Рой придвинулся к Колину, сощурил глаза и драматическим шепотом произнес:
— Это дом с призраками.
— Шутишь?
— Не шучу. Говорят, это дом с призраками.
— Кто сказал?
— Все говорят. — Рой вновь сощурил глаза и заговорил голосом Бориса Карлоффа: — Люди видели очень странные вещи, происходившие в доме Кингмана.
— Например?
— Потом, — он вновь начал говорить нормально. — Потом я расскажу тебе все о нем, когда мы будем на месте.
Рой взялся за руль велосипеда.
— Подожди, — попросил Колин. — Я думал, ты серьезно. Ты хочешь сказать, что этот дом действительно населен призраками?
— Я думаю, что это зависит от того, веришь ты этому или нет.

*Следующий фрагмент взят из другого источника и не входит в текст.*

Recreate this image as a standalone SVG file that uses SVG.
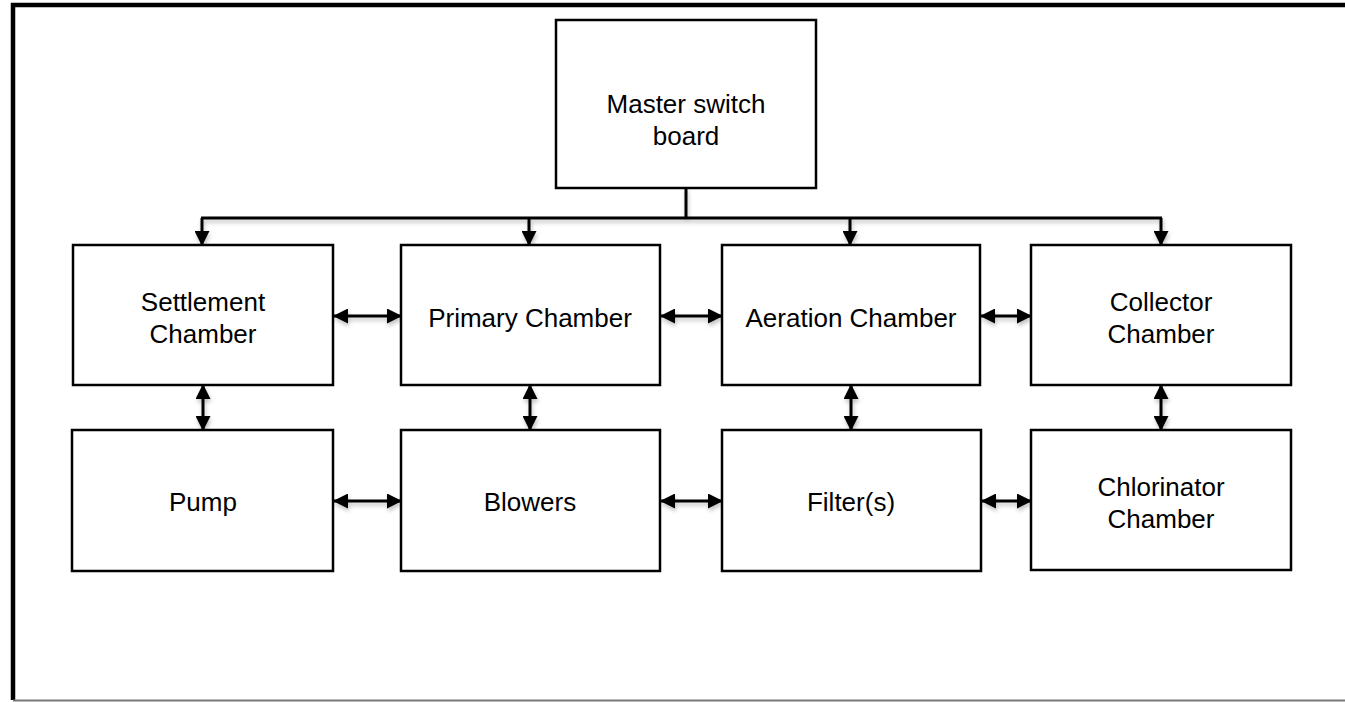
<svg xmlns="http://www.w3.org/2000/svg" width="1345" height="702" viewBox="0 0 1345 702">
  <style>
    .box { fill: #ffffff; stroke: #000000; stroke-width: 2.5; }
    .label { font-family: "Liberation Sans", Arial, sans-serif; font-size: 26px; fill: #000000; text-anchor: middle; }
    .wire { fill: none; stroke: #000000; stroke-width: 3; }
  </style>
  <defs>
    <filter id="shade" x="-20%" y="-20%" width="140%" height="140%">
      <feGaussianBlur in="SourceAlpha" stdDeviation="2"/>
      <feOffset dx="1" dy="3" result="blur"/>
      <feComponentTransfer><feFuncA type="linear" slope="0.25"/></feComponentTransfer>
      <feMerge><feMergeNode/><feMergeNode in="SourceGraphic"/></feMerge>
    </filter>
    <marker id="head" viewBox="0 0 15 15" refX="14" refY="7.5" markerWidth="15" markerHeight="15" markerUnits="userSpaceOnUse" orient="auto-start-reverse">
      <path d="M0,0 L15,7.5 L0,15 Z" fill="#000000"/>
    </marker>
  </defs>

  <rect width="1345" height="702" fill="#ffffff"/>

  <!-- page frame -->
  <path d="M13,700 L13,5 L1345,5" fill="none" stroke="#000000" stroke-width="4.5"/>
  <line x1="13" y1="700.5" x2="1345" y2="700.5" stroke="#777777" stroke-width="2"/>

  <g id="connectors" filter="url(#shade)">
    <!-- distribution bus from the master board -->
    <line class="wire" x1="686" y1="188" x2="686" y2="218" stroke-width="3.5"/>
    <line class="wire" x1="201" y1="218" x2="1162" y2="218"/>
    <line class="wire" x1="202" y1="218" x2="202" y2="245" marker-end="url(#head)"/>
    <line class="wire" x1="529" y1="218" x2="529" y2="245" marker-end="url(#head)"/>
    <line class="wire" x1="850" y1="218" x2="850" y2="245" marker-end="url(#head)"/>
    <line class="wire" x1="1161" y1="218" x2="1161" y2="245" marker-end="url(#head)"/>

    <!-- links along the upper row -->
    <line class="wire" x1="334" y1="316" x2="401" y2="316" marker-start="url(#head)" marker-end="url(#head)"/>
    <line class="wire" x1="661" y1="316" x2="722" y2="316" marker-start="url(#head)" marker-end="url(#head)"/>
    <line class="wire" x1="981" y1="316" x2="1031" y2="316" marker-start="url(#head)" marker-end="url(#head)"/>

    <!-- links between the rows -->
    <line class="wire" x1="203" y1="385" x2="203" y2="430" marker-start="url(#head)" marker-end="url(#head)"/>
    <line class="wire" x1="530" y1="385" x2="530" y2="430" marker-start="url(#head)" marker-end="url(#head)"/>
    <line class="wire" x1="851" y1="385" x2="851" y2="430" marker-start="url(#head)" marker-end="url(#head)"/>
    <line class="wire" x1="1161" y1="385" x2="1161" y2="430" marker-start="url(#head)" marker-end="url(#head)"/>

    <!-- links along the lower row -->
    <line class="wire" x1="334" y1="501" x2="401" y2="501" marker-start="url(#head)" marker-end="url(#head)"/>
    <line class="wire" x1="661" y1="501" x2="722" y2="501" marker-start="url(#head)" marker-end="url(#head)"/>
    <line class="wire" x1="982" y1="501" x2="1031" y2="501" marker-start="url(#head)" marker-end="url(#head)"/>
  </g>

  <g id="master">
    <rect class="box" x="556" y="20" width="260" height="168"/>
    <text class="label" x="686" y="113">Master switch</text>
    <text class="label" x="686" y="145">board</text>
  </g>

  <g id="settlement">
    <rect class="box" x="73" y="245" width="260" height="140"/>
    <text class="label" x="203" y="311">Settlement</text>
    <text class="label" x="203" y="343">Chamber</text>
  </g>
  <g id="primary">
    <rect class="box" x="401" y="245" width="259" height="140"/>
    <text class="label" x="530" y="327">Primary Chamber</text>
  </g>
  <g id="aeration">
    <rect class="box" x="722" y="245" width="258" height="140"/>
    <text class="label" x="851" y="327">Aeration Chamber</text>
  </g>
  <g id="collector">
    <rect class="box" x="1031" y="245" width="260" height="140"/>
    <text class="label" x="1161" y="311">Collector</text>
    <text class="label" x="1161" y="343">Chamber</text>
  </g>

  <g id="pump">
    <rect class="box" x="72" y="430" width="261" height="141"/>
    <text class="label" x="203" y="511">Pump</text>
  </g>
  <g id="blowers">
    <rect class="box" x="401" y="430" width="259" height="141"/>
    <text class="label" x="530" y="511">Blowers</text>
  </g>
  <g id="filters">
    <rect class="box" x="722" y="430" width="259" height="141"/>
    <text class="label" x="851" y="511">Filter(s)</text>
  </g>
  <g id="chlorinator">
    <rect class="box" x="1031" y="430" width="260" height="140"/>
    <text class="label" x="1161" y="496">Chlorinator</text>
    <text class="label" x="1161" y="528">Chamber</text>
  </g>
</svg>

— А кто-нибудь видел там привидения?
— Люди говорят, что они видели и слышали весьма странные вещи, происходившие в доме Кингмана, после того как вся семья погибла.
— Погибла?
— Да, они были убиты.
— Вся семья?
— Все семеро.
— Когда это случилось?
— Двадцать лет назад.
— А кто это сделал?
— Отец.
— Мистер Кингман?
— Однажды ночью он сошел с ума и зарубил их, когда они спали.
Колин с трудом сглотнул:
— Зарубил?
— Топором.
«Опять топор», — подумал Колин. Его желудок неприятно сжался и стал как бы совершенно ему не принадлежащим.
— Я расскажу тебе, когда мы приедем, — сказал Рой. — Поехали.
— Подожди, — занервничал Колин. Он старался оттянуть время: — У меня запотели очки.
Он снял очки, вытащил из кармана платок и стал тщательно протирать толстые линзы. Он отчетливо видел Роя без очков, но все предметы на расстоянии пяти футов расплывались.
— Быстрее, Колин.
— А может быть, мы поедем завтра?
— Это займет столько же времени, сколько ты чистишь свои чертовы очки.
— Я имею в виду — днем. Тогда мы сможем больше рассмотреть в доме Кингмана.
— А мне кажется, более забавно поехать в дом с привидениями ночью.
— Но ночью ничего не видно.
Несколько секунд Рой молча изучал его:
— Ты боишься?
— Кого?
— Привидений.
— Конечно, нет.
— Предположим.
— Слушай... Это просто довольно глупо ходить там вокруг этого места в темноте, глубокой ночью... Вот что я хотел сказать. Понимаешь?
— Не понимаю.
— Я не говорю о привидениях. Я имею в виду, что мы там свернем себе шею — в темноте, в заброшенном месте.
— Ты просто боишься.
— Черт тебя возьми.
— Докажи, что это не так.
— Почему я должен что-то доказывать?
— Твой кровный брат должен думать, что ты — трус?
Колин промолчал. Он нервничал.
— Поехали! — крикнул Рой.
Он сел на свой велосипед, выехал с пустынной станции и покатил по Бродвею на север. Он даже не оглянулся.
Колин постоял еще около автомата. Один. А он не любил быть один. Особенно ночью.
Рой уже опережал его на квартал и продолжал нестись вперед.
— Черт! — воскликнул Колин. — Подожди! — закричал он и вскочил на свой велосипед.
Они преодолели последний крутой участок на пути к полуразрушенному дому, который затаился наверху. С каждым шагом дрожь в душе Колина увеличивалась все больше.